In secondo luogo, la Francia è attaccata quanto e più di noi alla canna di Bce; al punto da desiderare una nuova cura Monti per l’Italia, col fine inespresso di gettarla in deflazione, dunque ridurre l’inflazione media dell’Eurozona, dunque consentire a Bce di proseguire ad libitum la monetizzazione in corso del debito francese. Lo aveva fatto sapere due settimane fa Alain Minc, lo ha ripetuto ieri Trichet, che citiamo: “le riforme strutturali sono imprescindibili, oso dire soprattutto in Italia … dovremo rassicurare molto rapidamente investitori e risparmiatori. Devono sapere che possono avere fiducia”. Ma Draghi non viene a fare Monti, lo abbiamo visto, quindi deve proporre a Parigi una alternativa, che non può essere la mera segregazione, non avendo la Francia corretto i propri saldi esterni: in effetti, solo la separazione vera e propria di Bce in una Bce tedesca ed una Bce francese, garantirebbe l’esito desiderato. Alla bisogna, se c’è qualcuno che può convincere i francesi, questo è proprio Draghi.

Insomma, la Lega dovrebbe interrogare Draghi sul suo Piano B: cosa farà, il giorno in cui saranno cadute le frottole del Recovery Fund e saranno finiti gli acquisti di Bce? Ragionando per estremi, se egli rispondesse, “faccio come Monti”, sarebbe l’annuncio di un prossimo reciproco addio; se rispondesse, “Bce Francese se Parigi ci sta, segregazione italiana se Parigi non ci sta”, sarebbe l’inizio di una bella amicizia. Questo secondo estremo è, da mesi, il nostro orizzonte, oggi divenuto pure quello del quotidiano conservatore britannico The Telegraph, che citiamo: “l’uomo che ha impiegato la propria vita pubblica cercando di far entrare l’Italia nell’euro e di tenercela potrebbe, per scherzo del destino, divenire l’uomo che deve sorvegliarne l’uscita risanatrice. Egli sarebbe perfettamente adatto al compito”.

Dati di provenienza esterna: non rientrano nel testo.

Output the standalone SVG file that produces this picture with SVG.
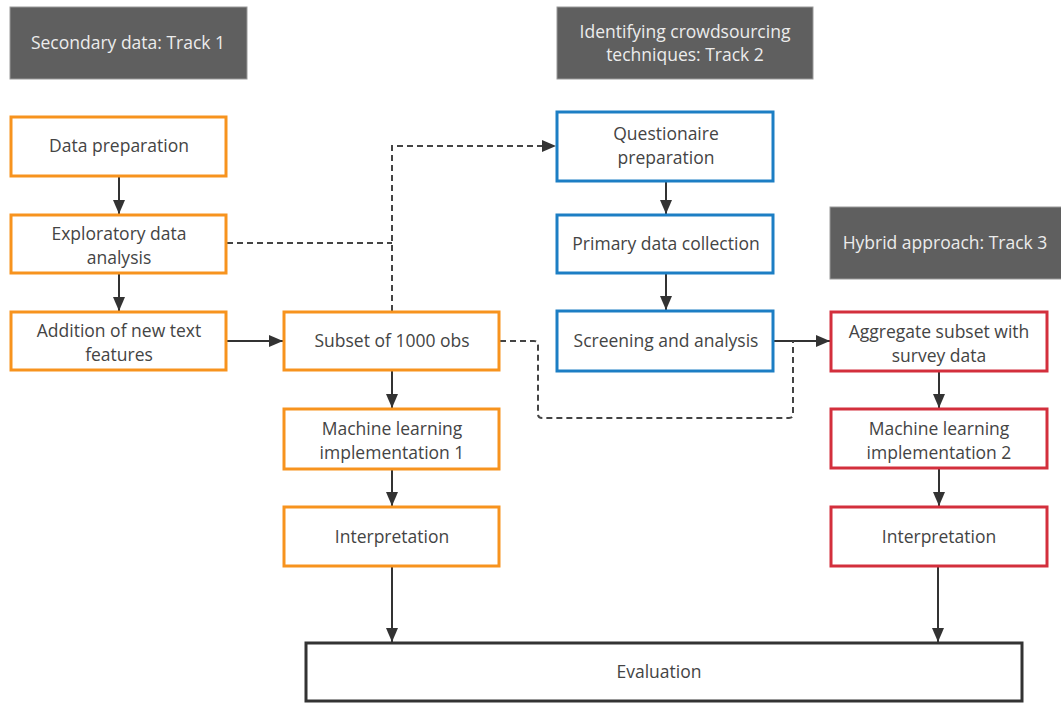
<svg xmlns="http://www.w3.org/2000/svg" width="1061" height="703" viewBox="0 0 1061 703">
<defs>
<marker id="ah" viewBox="0 0 14 14" refX="14" refY="7" markerWidth="14" markerHeight="14" markerUnits="userSpaceOnUse" orient="auto">
<path d="M0,1 L14,7 L0,13 Z" fill="#333"/>
</marker>
<style>
.hdr{fill:#5f5f5f;stroke:#9a9a9a;stroke-width:1}
.ht{fill:#ececec;font-family:"Open Sans","Noto Sans",sans-serif;font-size:17.5px;text-anchor:middle}
.t{fill:#444;font-family:"Open Sans","Noto Sans",sans-serif;font-size:17.5px;text-anchor:middle}
.o{fill:#fff;stroke:#f7931e;stroke-width:3}
.b{fill:#fff;stroke:#1c7ec4;stroke-width:3}
.r{fill:#fff;stroke:#d32f3c;stroke-width:3}
.k{fill:#fff;stroke:#333;stroke-width:3}
.s{fill:none;stroke:#333;stroke-width:2;marker-end:url(#ah)}
.d{fill:none;stroke:#444;stroke-width:2;stroke-dasharray:6,4}
</style>
</defs>
<rect width="1061" height="703" fill="#fff"/>

<g id="header1"><rect class="hdr" x="10" y="7" width="237" height="72"/><text class="ht" x="128" y="49">Secondary data: Track 1</text></g>
<g id="header2"><rect class="hdr" x="557" y="7" width="256" height="72"/><text class="ht" x="685" y="38">Identifying crowdsourcing</text><text class="ht" x="685" y="61">techniques: Track 2</text></g>
<g id="header3"><rect class="hdr" x="830" y="207" width="232" height="72"/><text class="ht" x="945" y="249">Hybrid approach: Track 3</text></g>

<g id="connectors">
<line class="s" x1="119" y1="177" x2="119" y2="214"/>
<line class="s" x1="119" y1="274" x2="119" y2="311"/>
<line class="s" x1="227" y1="341" x2="283" y2="341"/>
<line class="s" x1="392" y1="371" x2="392" y2="408"/>
<line class="s" x1="392" y1="470" x2="392" y2="506"/>
<line class="s" x1="392" y1="567" x2="392" y2="642"/>
<line class="s" x1="666" y1="182" x2="666" y2="214"/>
<line class="s" x1="666" y1="274" x2="666" y2="310"/>
<line class="s" x1="774" y1="341" x2="830" y2="341"/>
<line class="s" x1="939" y1="372" x2="939" y2="408"/>
<line class="s" x1="939" y1="469" x2="939" y2="506"/>
<line class="s" x1="938" y1="567" x2="938" y2="642"/>
<path class="d" d="M227,243 H392"/>
<path class="d" d="M392,311 V146 H546"/>
<path d="M542,140 L556,146 L542,152 Z" fill="#333"/>
<path class="d" d="M500,341 H534 Q538,341 538,345 V414 Q538,418 542,418 H789 Q793,418 793,414 V341"/>
</g>

<g id="n1"><rect class="o" x="11" y="117" width="215" height="59"/><text class="t" x="119" y="152">Data preparation</text></g>
<g id="n2"><rect class="o" x="11" y="215" width="215" height="58"/><text class="t" x="119" y="240">Exploratory data</text><text class="t" x="119" y="264">analysis</text></g>
<g id="n3"><rect class="o" x="11" y="312" width="215" height="58"/><text class="t" x="119" y="337">Addition of new text</text><text class="t" x="119" y="361">features</text></g>
<g id="n4"><rect class="o" x="284" y="312" width="215" height="58"/><text class="t" x="392" y="347">Subset of 1000 obs</text></g>
<g id="n5"><rect class="o" x="284" y="409" width="215" height="60"/><text class="t" x="392" y="435">Machine learning</text><text class="t" x="392" y="459">implementation 1</text></g>
<g id="n6"><rect class="o" x="284" y="507" width="215" height="59"/><text class="t" x="392" y="543">Interpretation</text></g>

<g id="n7"><rect class="b" x="557" y="112" width="216" height="69"/><text class="t" x="666" y="140">Questionaire</text><text class="t" x="666" y="164">preparation</text></g>
<g id="n8"><rect class="b" x="557" y="215" width="216" height="58"/><text class="t" x="666" y="250">Primary data collection</text></g>
<g id="n9"><rect class="b" x="557" y="311" width="216" height="60"/><text class="t" x="666" y="347">Screening and analysis</text></g>

<g id="n10"><rect class="r" x="831" y="312" width="216" height="59"/><text class="t" x="939" y="338">Aggregate subset with</text><text class="t" x="939" y="362">survey data</text></g>
<g id="n11"><rect class="r" x="831" y="409" width="216" height="59"/><text class="t" x="939" y="435">Machine learning</text><text class="t" x="939" y="459">implementation 2</text></g>
<g id="n12"><rect class="r" x="831" y="507" width="216" height="59"/><text class="t" x="939" y="543">Interpretation</text></g>

<g id="n13"><rect class="k" x="306" y="643" width="716" height="58"/><text class="t" x="659" y="678">Evaluation</text></g>
</svg>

Non si tratterebbe della fine del movimento liberale in Italia, anzi: esso si libererebbe del proprio più ingombrante alleato, il vincolo esterno che ha portato solo depressione, attraverso Draghi intestandosi un successo che gli consentirebbe di dare inizio ad una nuova egemonia politica, liberale senza l’Euro. Né si tratterebbe della fine dell’europeismo italiano, anzi: l’Ue è cosa diversa dall’Euro. L’Unione senza l’Euro è possibile.